**PROVIDED MATERIAL:**
○ ○ ○ ○

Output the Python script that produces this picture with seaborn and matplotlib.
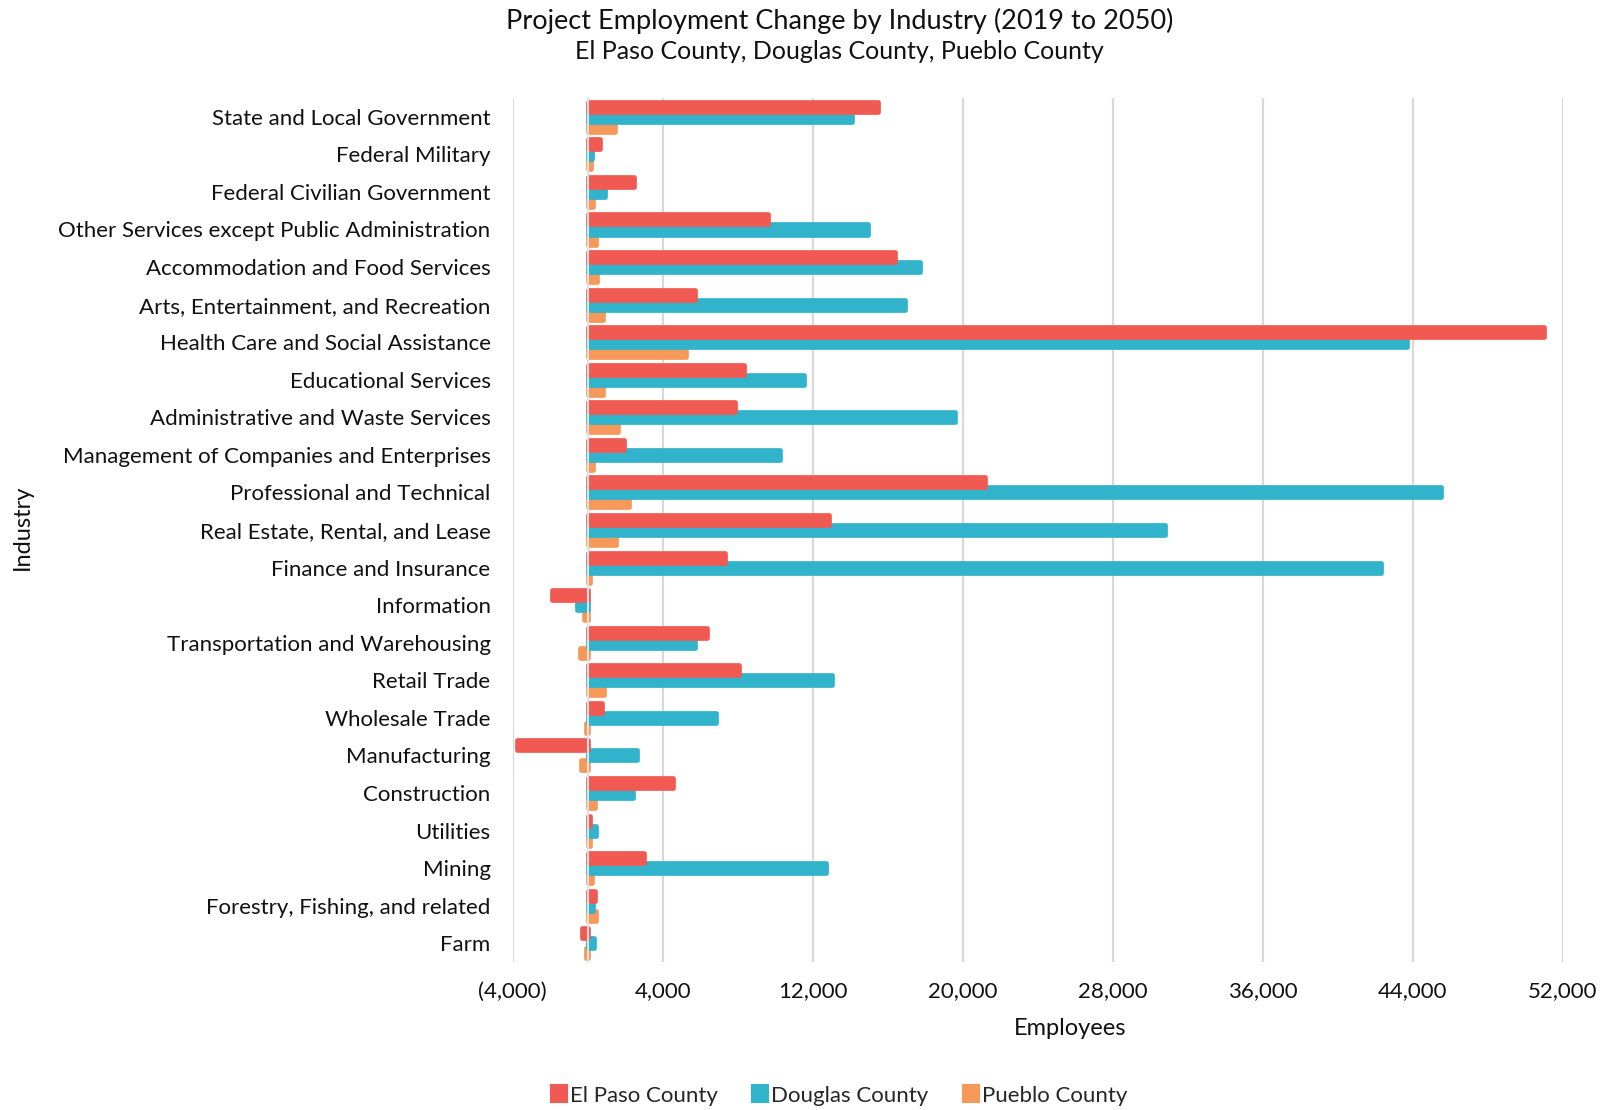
import matplotlib
matplotlib.use("Agg")
import matplotlib.pyplot as plt
import seaborn as sns
import pandas as pd
from matplotlib.ticker import FuncFormatter

industries = [
    "State and Local Government", "Federal Military", "Federal Civilian Government",
    "Other Services except Public Administration", "Accommodation and Food Services",
    "Arts, Entertainment, and Recreation", "Health Care and Social Assistance",
    "Educational Services", "Administrative and Waste Services",
    "Management of Companies and Enterprises", "Professional and Technical",
    "Real Estate, Rental, and Lease", "Finance and Insurance", "Information",
    "Transportation and Warehousing", "Retail Trade", "Wholesale Trade",
    "Manufacturing", "Construction", "Utilities", "Mining",
    "Forestry, Fishing, and related", "Farm",
]
el_paso = [15500, 670, 2450, 9600, 16400, 5700, 51000, 8350, 7850, 1950, 21200,
           12850, 7300, -1900, 6350, 8050, 760, -3800, 4550, 120, 3000, 390, -300]
douglas = [14100, 200, 940, 14950, 17700, 16900, 43700, 11550, 19600, 10250, 45500,
           30800, 42300, -600, 5700, 13050, 6850, 2650, 2400, 460, 12700, 300, 340]
pueblo = [1450, 150, 270, 460, 510, 830, 5250, 830, 1600, 270, 2200,
          1500, 100, -200, -400, 870, -100, -350, 370, 100, 200, 460, -100]
series = ["El Paso County", "Douglas County", "Pueblo County"]
colors = ["#F15A52", "#30B3CB", "#F5985A"]

df = pd.DataFrame({
    "Industry": industries * 3,
    "Employees": el_paso + douglas + pueblo,
    "County": sum([[s] * len(industries) for s in series], []),
})

sns.set_theme(style="white")
plt.rcParams["font.family"] = ["Lato", "DejaVu Sans"]

fig = plt.figure(figsize=(16.14, 11.10), dpi=100)
ax = fig.add_axes([0.3177, 0.1333, 0.6505, 0.7784])

sns.barplot(data=df, y="Industry", x="Employees", hue="County", order=industries,
            hue_order=series, palette=colors, orient="h", width=0.80, ax=ax,
            legend=True, errorbar=None, saturation=1)

zs = [3.3, 3.2, 3.1]
for cont, col, z in zip(ax.containers, colors, zs):
    for p in cont:
        p.set_edgecolor(col)
        p.set_linewidth(3.4)
        p.set_joinstyle("round")
        p.set_zorder(z)

ax.set_xlim(-4000, 52000)
ax.set_ylim(22.5, -0.5)
ax.set_xticks(range(-4000, 52001, 8000))
ax.xaxis.set_major_formatter(FuncFormatter(lambda v, _: f"({abs(int(v)):,})" if v < 0 else f"{int(v):,}"))
ax.grid(axis="x", color="#d9d9d9", linewidth=1.6, zorder=0)
ax.set_axisbelow(True)
ax.axvline(0, color="#e0e0e0", linewidth=1.5, zorder=5)
for s in ax.spines.values():
    s.set_visible(False)
ax.tick_params(axis="both", length=0, labelsize=16, colors="#111111")
ax.tick_params(axis="y", pad=16)
ax.tick_params(axis="x", pad=14)
ax.set_ylabel("")
ax.set_xlabel("Employees", fontsize=17, color="#111111")
ax.xaxis.set_label_coords(0.531, -0.065)
fig.text(0.014, 0.525, "Industry", rotation=90, fontsize=17, color="#111111",
         ha="center", va="center")

fig.text(0.52, 0.993, "Project Employment Change by Industry (2019 to 2050)",
         ha="center", va="top", fontsize=19.5, color="#111111")
fig.text(0.52, 0.964, "El Paso County, Douglas County, Pueblo County",
         ha="center", va="top", fontsize=18, color="#111111")

ax.legend_.remove()
handles = [plt.Rectangle((0, 0), 1, 1, facecolor=c, edgecolor=c, linewidth=1.5,
                         joinstyle="round") for c in colors]
fig.legend(handles, series, loc="center", bbox_to_anchor=(0.52, 0.013), ncol=3,
           frameon=False, fontsize=16, handlelength=0.7, handleheight=0.8,
           handletextpad=0.15, columnspacing=1.55)

fig.savefig("out.png", dpi=100)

○ ○ ○ ○

**THE EXERCISE:** Copy every line above word for word and exclude the pictures.

**RESPONSE TO THIS EXERCISE:**
Output the Python script that produces this picture with seaborn and matplotlib.
import matplotlib
matplotlib.use("Agg")
import matplotlib.pyplot as plt
import seaborn as sns
import pandas as pd
from matplotlib.ticker import FuncFormatter

industries = [
    "State and Local Government", "Federal Military", "Federal Civilian Government",
    "Other Services except Public Administration", "Accommodation and Food Services",
    "Arts, Entertainment, and Recreation", "Health Care and Social Assistance",
    "Educational Services", "Administrative and Waste Services",
    "Management of Companies and Enterprises", "Professional and Technical",
    "Real Estate, Rental, and Lease", "Finance and Insurance", "Information",
    "Transportation and Warehousing", "Retail Trade", "Wholesale Trade",
    "Manufacturing", "Construction", "Utilities", "Mining",
    "Forestry, Fishing, and related", "Farm",
]
el_paso = [15500, 670, 2450, 9600, 16400, 5700, 51000, 8350, 7850, 1950, 21200,
           12850, 7300, -1900, 6350, 8050, 760, -3800, 4550, 120, 3000, 390, -300]
douglas = [14100, 200, 940, 14950, 17700, 16900, 43700, 11550, 19600, 10250, 45500,
           30800, 42300, -600, 5700, 13050, 6850, 2650, 2400, 460, 12700, 300, 340]
pueblo = [1450, 150, 270, 460, 510, 830, 5250, 830, 1600, 270, 2200,
          1500, 100, -200, -400, 870, -100, -350, 370, 100, 200, 460, -100]
series = ["El Paso County", "Douglas County", "Pueblo County"]
colors = ["#F15A52", "#30B3CB", "#F5985A"]

df = pd.DataFrame({
    "Industry": industries * 3,
    "Employees": el_paso + douglas + pueblo,
    "County": sum([[s] * len(industries) for s in series], []),
})

sns.set_theme(style="white")
plt.rcParams["font.family"] = ["Lato", "DejaVu Sans"]

fig = plt.figure(figsize=(16.14, 11.10), dpi=100)
ax = fig.add_axes([0.3177, 0.1333, 0.6505, 0.7784])

sns.barplot(data=df, y="Industry", x="Employees", hue="County", order=industries,
            hue_order=series, palette=colors, orient="h", width=0.80, ax=ax,
            legend=True, errorbar=None, saturation=1)

zs = [3.3, 3.2, 3.1]
for cont, col, z in zip(ax.containers, colors, zs):
    for p in cont:
        p.set_edgecolor(col)
        p.set_linewidth(3.4)
        p.set_joinstyle("round")
        p.set_zorder(z)

ax.set_xlim(-4000, 52000)
ax.set_ylim(22.5, -0.5)
ax.set_xticks(range(-4000, 52001, 8000))
ax.xaxis.set_major_formatter(FuncFormatter(lambda v, _: f"({abs(int(v)):,})" if v < 0 else f"{int(v):,}"))
ax.grid(axis="x", color="#d9d9d9", linewidth=1.6, zorder=0)
ax.set_axisbelow(True)
ax.axvline(0, color="#e0e0e0", linewidth=1.5, zorder=5)
for s in ax.spines.values():
    s.set_visible(False)
ax.tick_params(axis="both", length=0, labelsize=16, colors="#111111")
ax.tick_params(axis="y", pad=16)
ax.tick_params(axis="x", pad=14)
ax.set_ylabel("")
ax.set_xlabel("Employees", fontsize=17, color="#111111")
ax.xaxis.set_label_coords(0.531, -0.065)
fig.text(0.014, 0.525, "Industry", rotation=90, fontsize=17, color="#111111",
         ha="center", va="center")

fig.text(0.52, 0.993, "Project Employment Change by Industry (2019 to 2050)",
         ha="center", va="top", fontsize=19.5, color="#111111")
fig.text(0.52, 0.964, "El Paso County, Douglas County, Pueblo County",
         ha="center", va="top", fontsize=18, color="#111111")

ax.legend_.remove()
handles = [plt.Rectangle((0, 0), 1, 1, facecolor=c, edgecolor=c, linewidth=1.5,
                         joinstyle="round") for c in colors]
fig.legend(handles, series, loc="center", bbox_to_anchor=(0.52, 0.013), ncol=3,
           frameon=False, fontsize=16, handlelength=0.7, handleheight=0.8,
           handletextpad=0.15, columnspacing=1.55)

fig.savefig("out.png", dpi=100)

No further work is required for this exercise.